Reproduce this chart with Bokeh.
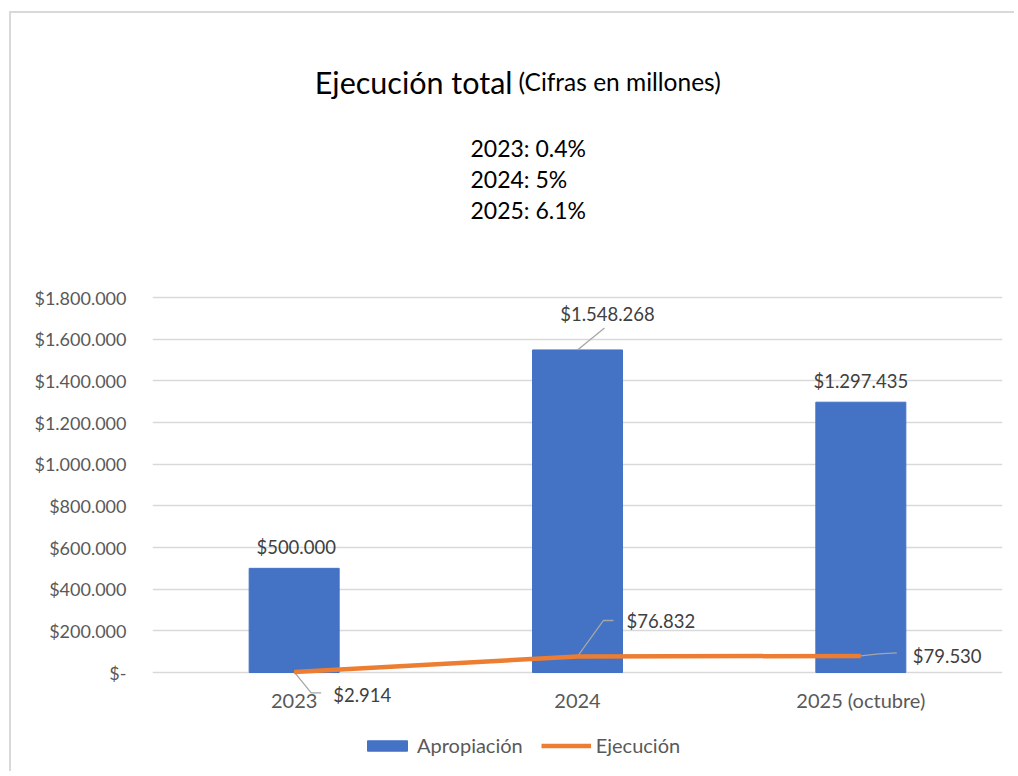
from bokeh.plotting import figure
from bokeh.models import (Range1d, FixedTicker, ColumnDataSource, Label,
                          Legend, LegendItem)
from bokeh.embed import file_html
from bokeh.resources import INLINE

# ---------------- data ----------------
categories = ["2023", "2024", "2025 (octubre)"]
apropiacion = [500000, 1548268, 1297435]
ejecucion = [2914, 76832, 79530]
y_ticks = [0, 200000, 400000, 600000, 800000, 1000000, 1200000, 1400000, 1600000, 1800000]
title_main = "Ejecución total"
title_note = "(Cifras en millones)"
subtitle_lines = ["2023: 0.4%", "2024: 5%", "2025: 6.1%"]
series_names = ["Apropiación", "Ejecución"]

# ---------------- layout / style ----------------
FONT = "Lato"
BLUE = "#4472C4"
ORANGE = "#ED7D31"
GREY_TXT = "#595959"
GRID = "#d9d9d9"
LEADER = "#a6a6a6"

W, H = 1005, 760
FL, FR = 141, 14              # frame left / right borders
FW = W - FL - FR              # frame width (px)
ZERO_Y = 659                  # pixel row (from top) of the value 0
TOP_Y = 284                   # pixel row of the top tick
Y_MAX = y_ticks[-1]
XPX = len(categories) / FW                  # data units per px (x)
YPX = Y_MAX / (ZERO_Y - TOP_Y)              # data units per px (y)
Y_START = -(H - ZERO_Y) * YPX
Y_END = Y_MAX + TOP_Y * YPX


def money(v):
    return "$" + f"{v:,}".replace(",", ".")


xs = [i + 0.5 for i in range(len(categories))]

p = figure(width=W, height=H, output_backend="svg", toolbar_location=None,
           x_range=Range1d(0, len(categories)), y_range=Range1d(Y_START, Y_END),
           min_border_left=FL, min_border_right=FR, min_border_top=0,
           min_border_bottom=0)
p.outline_line_color = None
p.background_fill_color = "white"
p.border_fill_color = "white"
p.styles = {"border-top": "2px solid #d9d9d9", "border-left": "2px solid #d9d9d9",
            "margin-top": "11px", "margin-left": "9px"}

# axes
p.xaxis.fixed_location = 0
p.xaxis.ticker = FixedTicker(ticks=xs)
p.xaxis.major_label_overrides = {x: c for x, c in zip(xs, categories)}
p.yaxis.ticker = FixedTicker(ticks=y_ticks)
p.yaxis.major_label_overrides = {t: ("$-" if t == 0 else money(t)) for t in y_ticks}
for ax in (p.xaxis, p.yaxis):
    ax.axis_line_color = None
    ax.major_tick_line_color = None
    ax.minor_tick_line_color = None
    ax.major_tick_out = 0
    ax.major_tick_in = 0
    ax.major_label_text_font = FONT
    ax.major_label_text_color = GREY_TXT
p.xaxis.major_label_text_font_size = "20px"
p.yaxis.major_label_text_font_size = "18px"
p.xaxis.major_label_standoff = 15
p.yaxis.major_label_standoff = 26
p.xgrid.grid_line_color = None
p.ygrid.grid_line_color = GRID
p.ygrid.grid_line_width = 1.3

# bars
src = ColumnDataSource(dict(x=xs, apr=apropiacion, eje=ejecucion))
bars = p.vbar(x="x", top="apr", bottom=0, width=90 * XPX, source=src,
              fill_color=BLUE, line_color=BLUE)

# leader lines (pixel offsets from anchor)
bar_leaders = [None, [(0, 0), (27, 22)], None]
eje_leaders = [[(0, 0), (17, -21), (27, -21)], [(0, 0), (26, 36), (36, 36)],
               [(0, 0), (18, 2), (36, 3)]]
lx, ly = [], []
for vals, leaders in ((apropiacion, bar_leaders), (ejecucion, eje_leaders)):
    for x, v, ld in zip(xs, vals, leaders):
        if ld:
            lx.append([x + dx * XPX for dx, dy in ld])
            ly.append([v + dy * YPX for dx, dy in ld])
p.multi_line(xs=lx, ys=ly, line_color=LEADER, line_width=1.3)

# line
line = p.line(x="x", y="eje", source=src, line_color=ORANGE, line_width=4.5)

# data labels
apr_off = [(2, 21), (30, 36), (0, 21)]
eje_off = [(39, -23), (49, 35), (52, 0)]
for vals, offs, align in ((apropiacion, apr_off, "center"),
                          (ejecucion, eje_off, "left")):
    for x, v, (ox, oy) in zip(xs, vals, offs):
        p.add_layout(Label(x=x, y=v, text=money(v), x_offset=ox, y_offset=oy,
                           text_align=align, text_baseline="middle",
                           text_font=FONT, text_font_size="18.5px",
                           text_color="#404040"))

# title and subtitle (screen px measured from frame's bottom-left corner)
p.add_layout(Label(x=360, y=692, x_units="screen", y_units="screen",
                   text=title_main, text_align="right", text_baseline="alphabetic",
                   text_font=FONT, text_font_size="30.5px", text_color="black"))
p.add_layout(Label(x=366, y=692, x_units="screen", y_units="screen",
                   text=title_note, text_align="left", text_baseline="alphabetic",
                   text_font=FONT, text_font_size="24.5px", text_color="black"))
for k, s in enumerate(subtitle_lines):
    p.add_layout(Label(x=318, y=626 - 31 * k, x_units="screen", y_units="screen",
                       text=s, text_align="left", text_baseline="alphabetic",
                       text_font=FONT, text_font_size="23px", text_color="black"))

# legend
legend = Legend(items=[LegendItem(label=series_names[0], renderers=[bars]),
                       LegendItem(label=series_names[1], renderers=[line])],
                orientation="horizontal", location=(210, 16),
                glyph_width=50, glyph_height=13, label_standoff=5, spacing=18,
                padding=0, margin=0, border_line_color=None,
                background_fill_alpha=0,
                label_text_font=FONT, label_text_font_size="20px",
                label_text_color=GREY_TXT)
p.add_layout(legend, "center")

open("out.html", "w").write(file_html(p, INLINE))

EXERCISE DIRECTIONS: Copy the listing exactly. Any image in it stays out of the copy.

RESPONSE TO THIS EXERCISE:
Reproduce this chart with Bokeh.
from bokeh.plotting import figure
from bokeh.models import (Range1d, FixedTicker, ColumnDataSource, Label,
                          Legend, LegendItem)
from bokeh.embed import file_html
from bokeh.resources import INLINE

# ---------------- data ----------------
categories = ["2023", "2024", "2025 (octubre)"]
apropiacion = [500000, 1548268, 1297435]
ejecucion = [2914, 76832, 79530]
y_ticks = [0, 200000, 400000, 600000, 800000, 1000000, 1200000, 1400000, 1600000, 1800000]
title_main = "Ejecución total"
title_note = "(Cifras en millones)"
subtitle_lines = ["2023: 0.4%", "2024: 5%", "2025: 6.1%"]
series_names = ["Apropiación", "Ejecución"]

# ---------------- layout / style ----------------
FONT = "Lato"
BLUE = "#4472C4"
ORANGE = "#ED7D31"
GREY_TXT = "#595959"
GRID = "#d9d9d9"
LEADER = "#a6a6a6"

W, H = 1005, 760
FL, FR = 141, 14              # frame left / right borders
FW = W - FL - FR              # frame width (px)
ZERO_Y = 659                  # pixel row (from top) of the value 0
TOP_Y = 284                   # pixel row of the top tick
Y_MAX = y_ticks[-1]
XPX = len(categories) / FW                  # data units per px (x)
YPX = Y_MAX / (ZERO_Y - TOP_Y)              # data units per px (y)
Y_START = -(H - ZERO_Y) * YPX
Y_END = Y_MAX + TOP_Y * YPX


def money(v):
    return "$" + f"{v:,}".replace(",", ".")


xs = [i + 0.5 for i in range(len(categories))]

p = figure(width=W, height=H, output_backend="svg", toolbar_location=None,
           x_range=Range1d(0, len(categories)), y_range=Range1d(Y_START, Y_END),
           min_border_left=FL, min_border_right=FR, min_border_top=0,
           min_border_bottom=0)
p.outline_line_color = None
p.background_fill_color = "white"
p.border_fill_color = "white"
p.styles = {"border-top": "2px solid #d9d9d9", "border-left": "2px solid #d9d9d9",
            "margin-top": "11px", "margin-left": "9px"}

# axes
p.xaxis.fixed_location = 0
p.xaxis.ticker = FixedTicker(ticks=xs)
p.xaxis.major_label_overrides = {x: c for x, c in zip(xs, categories)}
p.yaxis.ticker = FixedTicker(ticks=y_ticks)
p.yaxis.major_label_overrides = {t: ("$-" if t == 0 else money(t)) for t in y_ticks}
for ax in (p.xaxis, p.yaxis):
    ax.axis_line_color = None
    ax.major_tick_line_color = None
    ax.minor_tick_line_color = None
    ax.major_tick_out = 0
    ax.major_tick_in = 0
    ax.major_label_text_font = FONT
    ax.major_label_text_color = GREY_TXT
p.xaxis.major_label_text_font_size = "20px"
p.yaxis.major_label_text_font_size = "18px"
p.xaxis.major_label_standoff = 15
p.yaxis.major_label_standoff = 26
p.xgrid.grid_line_color = None
p.ygrid.grid_line_color = GRID
p.ygrid.grid_line_width = 1.3

# bars
src = ColumnDataSource(dict(x=xs, apr=apropiacion, eje=ejecucion))
bars = p.vbar(x="x", top="apr", bottom=0, width=90 * XPX, source=src,
              fill_color=BLUE, line_color=BLUE)

# leader lines (pixel offsets from anchor)
bar_leaders = [None, [(0, 0), (27, 22)], None]
eje_leaders = [[(0, 0), (17, -21), (27, -21)], [(0, 0), (26, 36), (36, 36)],
               [(0, 0), (18, 2), (36, 3)]]
lx, ly = [], []
for vals, leaders in ((apropiacion, bar_leaders), (ejecucion, eje_leaders)):
    for x, v, ld in zip(xs, vals, leaders):
        if ld:
            lx.append([x + dx * XPX for dx, dy in ld])
            ly.append([v + dy * YPX for dx, dy in ld])
p.multi_line(xs=lx, ys=ly, line_color=LEADER, line_width=1.3)

# line
line = p.line(x="x", y="eje", source=src, line_color=ORANGE, line_width=4.5)

# data labels
apr_off = [(2, 21), (30, 36), (0, 21)]
eje_off = [(39, -23), (49, 35), (52, 0)]
for vals, offs, align in ((apropiacion, apr_off, "center"),
                          (ejecucion, eje_off, "left")):
    for x, v, (ox, oy) in zip(xs, vals, offs):
        p.add_layout(Label(x=x, y=v, text=money(v), x_offset=ox, y_offset=oy,
                           text_align=align, text_baseline="middle",
                           text_font=FONT, text_font_size="18.5px",
                           text_color="#404040"))

# title and subtitle (screen px measured from frame's bottom-left corner)
p.add_layout(Label(x=360, y=692, x_units="screen", y_units="screen",
                   text=title_main, text_align="right", text_baseline="alphabetic",
                   text_font=FONT, text_font_size="30.5px", text_color="black"))
p.add_layout(Label(x=366, y=692, x_units="screen", y_units="screen",
                   text=title_note, text_align="left", text_baseline="alphabetic",
                   text_font=FONT, text_font_size="24.5px", text_color="black"))
for k, s in enumerate(subtitle_lines):
    p.add_layout(Label(x=318, y=626 - 31 * k, x_units="screen", y_units="screen",
                       text=s, text_align="left", text_baseline="alphabetic",
                       text_font=FONT, text_font_size="23px", text_color="black"))

# legend
legend = Legend(items=[LegendItem(label=series_names[0], renderers=[bars]),
                       LegendItem(label=series_names[1], renderers=[line])],
                orientation="horizontal", location=(210, 16),
                glyph_width=50, glyph_height=13, label_standoff=5, spacing=18,
                padding=0, margin=0, border_line_color=None,
                background_fill_alpha=0,
                label_text_font=FONT, label_text_font_size="20px",
                label_text_color=GREY_TXT)
p.add_layout(legend, "center")

open("out.html", "w").write(file_html(p, INLINE))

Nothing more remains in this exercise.